Kirsty Blackman: We must protect women fleeing domestic abuse
Too many women are being forced to stay in, or return to, abusive homes. The Home Secretary must extend eligibility for the Destitution Domestic Violence Concession and protect migrant women, writes Kirsty Blackman
For many victims of domestic abuse, attempting to flee an abusive relationship takes a great deal of planning. Even with the help of Women’s Aid or Refuge organisations, there can be a worrying lack of certainty about the future, or even simply about where they’re going to be tomorrow.
If your immigration status means you don’t have leave to remain in the UK, your options may be even more limited.
Currently, the Government allows those who are in the UK on spousal visas to apply for something called the Destitution Domestic Violence Concession (DDVC). This allows those fleeing domestic violence to access public funds for a three-month period. That window is desperately important. It allows victims the ability to go to a refuge, where they can be safe and receive expert support. Without the DDVC these women would not be able to claim housing benefit and without access to housing benefit, refuges struggle to provide accommodation, even for a short period of time.
Ultimately, if this concession was not in place, many people would be forced to continue to live with their abusers.
Unfortunately, the DDVC only applies to those who are in the UK on spousal visas. EEA nationals are not eligible to apply (as they are in the UK under freedom of movement rights). Neither does it apply to the partners of those on Student Visas.

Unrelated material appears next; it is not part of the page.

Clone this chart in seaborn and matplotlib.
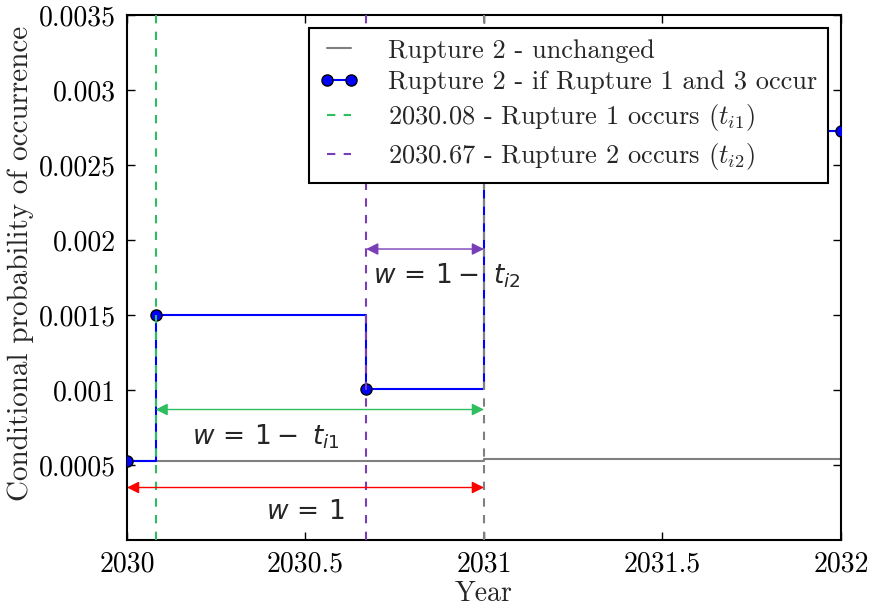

Organisations who support women have been raising this issue for some time. They are faced with the reality of women coming to them and asking for support. They are faced with the reality of women being forced to stay in, or return to, abusive homes.
I have heard the story of a woman whose partner subjected her to severe emotional, physical and sexual abuse. He forced her into terminating pregnancies. She left with her young child to escape him and stay with family members. But they could not house her for long, and she was forced to return to her husband. If she had access to the DDVC she would have been able to claim public funds, including housing benefit.
I met a pregnant EU national seeking help to get away from an abusive man. She had expected to be eligible for housing benefit but, because of his financial control over her, she had not worked for long enough to have gained settled status. The DDVC would have allowed her a way out of this situation.
An EU national woman with a young child managed to escape an abusive home. She wished to return to her home country. But her partner obtained a court order preventing her from taking their child out of the UK. She is therefore forced to stay here but is refused access to public funds.
I have brought this to the attention of the Home Secretary and the Leader of the House. None of the replies I have received have offered any positive way forward. The Immigration Minister suggested that individuals in this position should simply go back to their home country. This is an unrealistic and unreasonable ask. Many of those fleeing would be ostracised by their communities of even at risk of physical injury.
My Ten Minute Rule Bill asks for the Secretary of State to bring back a report on extending the eligibility of the Destitution Domestic Violence Concession. The concession itself is definitely not perfect, even for those who are eligible, but it’s certainly better than nothing.
If bringing this bill to parliament provides the means to allow even one person permanent safety from their abuser then it will have been worth it. It’s vital that the UK Government steps up and ensures that it protects people.
Kirsty Blackman is MP for Aberdeen North and Depute Leader of the SNP Group at Westminster. Her Ten Minute Rule Bill is on Wednesday 20 March.